From Izmir to Istanbul, tattoo parlours such as the one owned by Mr Arti do the tattoo free of charge or at a low price to make opposition to AKP more visible. Mr Arti does the tattoo free every April, his birthday month. This April, he said, 300 people requested the tattoo, by far the most he has done in the five years he has been offering it. The growing number of people requesting the Ataturk tattoo comes at a time of increased politicisation ahead of a referendum in September on controversial amendments to the constitution proposed by the AKP. The referendum is widely viewed as a litmus test for how the AKP will fare in the 2011 parliamentary elections and opposition parties are campaigning hard for a "No" vote.

Speaking to foreign journalists last week, Sadullah Ergin, the justice minister, referred to the reforms as "timid". Backed by the EU, the reforms are aimed at reining in the country's judiciary, which has in the past interfered in the decision-making process of the government. Opposition members believe they will give AKP too much power over the Constitutional Court and the supreme board of public prosecutors and judges and further the party's consolidation of power.

"Turkey is going down," said Cihan Demir, 21, who is planning to get the tattoo. "Ataturk was trying to make Turkey better than the old Turkey. Today, nationalism is up and terror is back. Religion is coming from the government." Opinion polls show that more Turks may share Mr Demir's view. According to a poll this month by the Istanbul-based research group Sonar Arastirma, the Republican People's Party (CHP), Turkey's main opposition party, had pulled ahead of the AKP, one of the first times it has done so since AKP was re-elected in 2007. According to the results, 33.5 per cent of respondents said they would vote CHP while 31.1 per cent said they would vote AKP.

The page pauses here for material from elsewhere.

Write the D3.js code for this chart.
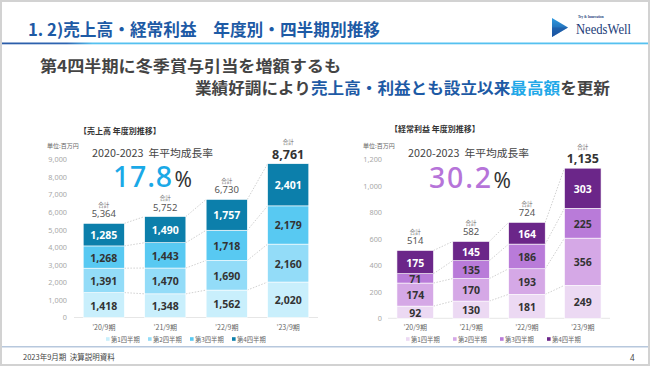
<!DOCTYPE html>
<html><head><meta charset="utf-8">
<script src="https://cdn.jsdelivr.net/npm/d3@7/dist/d3.min.js"></script>
<style>
html,body{margin:0;padding:0;background:#d2d2d2;}
svg{display:block;font-family:"Noto Sans CJK JP","Noto Sans",sans-serif;}
</style></head>
<body>
<svg id="c" width="650" height="366"></svg>
<script>
// ---- data ----
const categories = ["’20/9期", "’21/9期", "’22/9期", "’23/9期"];
const quarters = ["第1四半期", "第2四半期", "第3四半期", "第4四半期"];

const salesQ1 = [1418, 1348, 1562, 2020];
const salesQ2 = [1391, 1470, 1690, 2160];
const salesQ3 = [1268, 1443, 1718, 2179];
const salesQ4 = [1285, 1490, 1757, 2401];
const salesTotal = [5364, 5752, 6730, 8761];
const salesTicks = [0, 1000, 2000, 3000, 4000, 5000, 6000, 7000, 8000, 9000];
const salesCAGR = "17.8";

const profitQ1 = [92, 130, 181, 249];
const profitQ2 = [174, 170, 193, 356];
const profitQ3 = [71, 135, 186, 225];
const profitQ4 = [175, 145, 164, 303];
const profitTotal = [514, 582, 724, 1135];
const profitTicks = [0, 200, 400, 600, 800, 1000, 1200];
const profitCAGR = "30.2";

const salesColors = ["#c9effc", "#93dcf8", "#58c9f2", "#0c7fab"];
const profitColors = ["#ecd9f3", "#d5a8e6", "#b97bd9", "#6b2689"];

const JP = '"Noto Sans CJK JP", "Noto Sans", sans-serif';
const LAT = '"Noto Sans", "Noto Sans CJK JP", sans-serif';
const SERIF = '"Liberation Serif", "DejaVu Serif", serif';

// ---- slide frame ----
const svg = d3.select("#c");
svg.append("rect").attr("x", 2).attr("y", 2).attr("width", 646).attr("height", 362).attr("fill", "#fff");

// header
const defs = svg.append("defs");
const lg = defs.append("linearGradient").attr("id", "hl").attr("x1", "0").attr("x2", "1").attr("y1", "0").attr("y2", "0");
lg.append("stop").attr("offset", "0").attr("stop-color", "#2b5ca8");
lg.append("stop").attr("offset", "0.10").attr("stop-color", "#2e66b3");
lg.append("stop").attr("offset", "0.14").attr("stop-color", "#55c1f0");
lg.append("stop").attr("offset", "1").attr("stop-color", "#55c1f0");
svg.append("rect").attr("x", 2).attr("y", 42.5).attr("width", 646).attr("height", 1.8).attr("fill", "url(#hl)");

svg.append("text").attr("x", 28).attr("y", 36).attr("font-size", 16.5).attr("font-weight", 700)
  .style("font-family", JP)
  .attr("fill", "#1d5aa5").attr("textLength", 352).attr("lengthAdjust", "spacingAndGlyphs")
  .text("1. 2)売上高・経常利益　年度別・四半期別推移");

// logo
const tg = defs.append("linearGradient").attr("id", "tri").attr("x1", "0").attr("x2", "0").attr("y1", "0").attr("y2", "1");
tg.append("stop").attr("offset", "0").attr("stop-color", "#2f9be0");
tg.append("stop").attr("offset", "1").attr("stop-color", "#1a4f9c");
svg.append("path").attr("d", "M552,18 L568,27.5 L552,37 Z").attr("fill", "url(#tri)");
svg.append("path").attr("d", "M552,27.5 L568,27.5 L552,37 Z").attr("fill", "#1c56a3").attr("opacity", 0.6);
svg.append("text").attr("x", 578).attr("y", 17.5).attr("font-size", 3.4).attr("fill", "#1c3f7a")
  .style("font-family", SERIF).attr("font-weight", 700).text("Try & Innovation");
svg.append("text").attr("x", 576).attr("y", 33.5).attr("font-size", 14.5).attr("fill", "#1b3c78")
  .style("font-family", SERIF).attr("textLength", 55).attr("lengthAdjust", "spacingAndGlyphs").text("NeedsWell");

// subtitle
svg.append("text").attr("x", 40).attr("y", 71.5).attr("font-size", 15.5).attr("font-weight", 700)
  .style("font-family", JP)
  .attr("fill", "#444").attr("textLength", 301).attr("lengthAdjust", "spacingAndGlyphs")
  .text("第4四半期に冬季賞与引当を増額するも");
const st2 = svg.append("text").attr("x", 195).attr("y", 93.5).attr("font-size", 15.5).attr("font-weight", 700)
  .style("font-family", JP)
  .attr("textLength", 415).attr("lengthAdjust", "spacingAndGlyphs");
st2.append("tspan").attr("fill", "#444").text("業績好調により");
st2.append("tspan").attr("fill", "#1d5aa5").text("売上高・利益とも設立以来");
st2.append("tspan").attr("fill", "#22a8e8").text("最高額");
st2.append("tspan").attr("fill", "#444").text("を更新");

// footer
svg.append("rect").attr("x", 2).attr("y", 346).attr("width", 646).attr("height", 1.5).attr("fill", "#b7c8dd");
svg.append("text").attr("x", 23).attr("y", 360).attr("font-size", 7.5).attr("fill", "#444").style("font-family", JP).text("2023年9月期\u00a0\u00a0決算説明資料");
svg.append("text").attr("x", 630).attr("y", 360.5).attr("font-size", 8).attr("fill", "#444").style("font-family", LAT).text("4");

// ---- chart builder ----
function drawChart(cfg) {
  const g = svg.append("g");
  const y = d3.scaleLinear().domain([0, cfg.ticks[cfg.ticks.length - 1]]).range([cfg.y0, cfg.yTop]);
  const x = d3.scaleBand().domain(categories).range(cfg.xr).paddingInner(cfg.pi).paddingOuter(cfg.po);

  // title
  g.append("text").attr("x", cfg.titleX).attr("y", cfg.titleY).attr("font-size", 8).attr("font-weight", 700)
    .style("font-family", JP)
    .attr("fill", "#333").attr("dominant-baseline", "central").text(cfg.title);
  g.append("text").attr("x", cfg.unitX).attr("y", 145).attr("font-size", 6).attr("fill", "#666")
    .style("font-family", JP)
    .attr("dominant-baseline", "central").text("単位:百万円");

  // y axis
  const ax = g.append("g").attr("transform", `translate(${cfg.axisX},0)`)
    .call(d3.axisLeft(y).tickValues(cfg.ticks).tickSize(0).tickPadding(3).tickFormat(d3.format(",")));
  ax.select(".domain").remove();
  ax.selectAll("text").attr("font-size", 7.3).attr("fill", "#a8a8a8").style("font-family", LAT);

  // baseline
  g.append("line").attr("x1", cfg.xr[0]).attr("x2", cfg.xr[1]).attr("y1", y(0)).attr("y2", y(0))
    .attr("stroke", "#e6e6e6").attr("stroke-width", 1);

  const rows = categories.map((c, i) => ({ cat: c, q0: cfg.series[0][i], q1: cfg.series[1][i], q2: cfg.series[2][i], q3: cfg.series[3][i] }));
  const stack = d3.stack().keys(["q0", "q1", "q2", "q3"])(rows);

  // connectors
  stack.forEach(layer => {
    for (let i = 0; i < categories.length - 1; i++) {
      g.append("line")
        .attr("x1", x(categories[i]) + x.bandwidth()).attr("y1", y(layer[i][1]))
        .attr("x2", x(categories[i + 1])).attr("y2", y(layer[i + 1][1]))
        .attr("stroke", "#c4c4c4").attr("stroke-width", 0.8).attr("stroke-dasharray", "1.5,1.5");
    }
  });

  // bars
  stack.forEach((layer, k) => {
    const lgp = g.append("g");
    lgp.selectAll("rect").data(layer).join("rect")
      .attr("x", d => x(d.data.cat)).attr("width", x.bandwidth())
      .attr("y", d => y(d[1])).attr("height", d => y(d[0]) - y(d[1]))
      .attr("fill", cfg.colors[k]).attr("stroke", "#fff").attr("stroke-width", 0.6);
    lgp.selectAll("text").data(layer).join("text")
      .attr("x", d => x(d.data.cat) + x.bandwidth() / 2)
      .attr("y", d => (y(d[0]) + y(d[1])) / 2 + 0.5)
      .attr("text-anchor", "middle").attr("dominant-baseline", "central")
      .style("font-family", LAT).attr("font-weight", 700).attr("font-size", 10.5)
      .attr("fill", k === 3 ? "#fff" : "#333")
      .text(d => d3.format(",")(d[1] - d[0]));
  });

  // totals
  cfg.totals.forEach((t, i) => {
    const top = y(stack[3][i][1]);
    const cx = x(categories[i]) + x.bandwidth() / 2;
    const last = i === categories.length - 1;
    g.append("text").attr("x", cx).attr("y", top - (last ? 21.5 : 18.5)).attr("text-anchor", "middle")
      .style("font-family", JP)
      .attr("dominant-baseline", "central").attr("font-size", 5.5).attr("fill", "#666").text("合計");
    g.append("text").attr("x", cx).attr("y", top - 9.5).attr("text-anchor", "middle")
      .attr("dominant-baseline", "central").style("font-family", LAT)
      .attr("font-size", last ? 12.5 : 9.5).attr("font-weight", last ? 700 : 400)
      .attr("fill", last ? "#333" : "#555").text(d3.format(",")(t));
  });

  // category labels
  categories.forEach(c => {
    g.append("text").attr("x", x(c) + x.bandwidth() / 2).attr("y", 326.5).attr("text-anchor", "middle")
      .style("font-family", JP)
      .attr("dominant-baseline", "central").attr("font-size", 7).attr("fill", "#666").text(c);
  });

  // legend
  quarters.forEach((q, k) => {
    const lx = cfg.legX + k * cfg.legStep;
    g.append("rect").attr("x", lx).attr("y", 337.2).attr("width", 3.6).attr("height", 3.6).attr("fill", cfg.colors[k]);
    g.append("text").attr("x", lx + 5).attr("y", 339.2).attr("dominant-baseline", "central")
      .style("font-family", JP)
      .attr("font-size", 6.3).attr("fill", "#666").text(q);
  });

  // CAGR
  g.append("text").attr("x", cfg.cagrX).attr("y", 156.5).attr("font-size", 10.5).attr("fill", "#444")
    .style("font-family", JP)
    .attr("textLength", 121).attr("lengthAdjust", "spacingAndGlyphs").text("2020-2023\u00a0\u00a0年平均成長率");
  g.append("text").attr("x", cfg.bigX).attr("y", cfg.bigY).style("font-family", LAT).attr("font-size", 28.5)
    .attr("font-weight", 500).attr("fill", cfg.bigColor).attr("textLength", cfg.bigW).attr("lengthAdjust", "spacing")
    .text(cfg.cagr);
  g.append("text").attr("x", cfg.bigX + cfg.bigW + 2.5).attr("y", cfg.bigY).style("font-family", LAT).attr("font-size", 21)
    .attr("fill", "#333").text("%");
}

drawChart({
  title: "【売上高 年度別推移】", titleX: 79, titleY: 130, unitX: 47,
  ticks: salesTicks, y0: 317.5, yTop: 159.5, axisX: 70,
  xr: [74, 318], pi: 0.33, po: 0.15,
  series: [salesQ1, salesQ2, salesQ3, salesQ4], totals: salesTotal, colors: salesColors,
  legX: 106, legStep: 42,
  cagrX: 92, cagr: salesCAGR, bigX: 113, bigW: 59, bigY: 187.2, bigColor: "#1aa9e7"
});

drawChart({
  title: "【経常利益 年度別推移】", titleX: 390, titleY: 128, unitX: 363,
  ticks: profitTicks, y0: 318.3, yTop: 159.3, axisX: 385,
  xr: [388, 610], pi: 0.345, po: 0.16,
  series: [profitQ1, profitQ2, profitQ3, profitQ4], totals: profitTotal, colors: profitColors,
  legX: 406, legStep: 47,
  cagrX: 408, cagr: profitCAGR, bigX: 429, bigW: 62, bigY: 187.5, bigColor: "#b674d9"
});
</script>
</body></html>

Yet even as the CHP's new leader, Kemal Kilicdaroglu, goes from city to city campaigning for a "No" vote, the result of next month's referendum is far from decided. "The result is not certain yet," said Ayhan Kaya, a professor of international relations at Istanbul's Bilgi University. "People are undecided at the moment. The referendum is turning out to be a kind of test for AKP." Daniel Garcia, the owner of Inkstanbul Tattoo shop, offers free Ataturk tattoos every November 10, the date Ataturk died and the day he is traditionally remembered. His three tattoo artists have to work all day to accommodate the number of customers.

Mr Garcia, whose mother is Turkish and father Spanish, said the signature the tattoo is based on comes from the document Ataturk signed to abolish the old Ottoman alphabet and start using an alphabet based on the Latin script, a sign of Turkey's desire to share a European mindset. "Sixty per cent of the people that get the tattoo don't have any others," he said. "They don't usually like tattoos, but they like this sign so it has to be small and it has to be somewhere special."

Most people request the tattoo on their arm or hand. Others prefer it over their heart. "You know we have two types of people here in Turkey," Mr Garcia said. "The people that adore Ataturk and the ones that adore fundamentalism. I think it's a great tattoo for anyone that wants to give a message."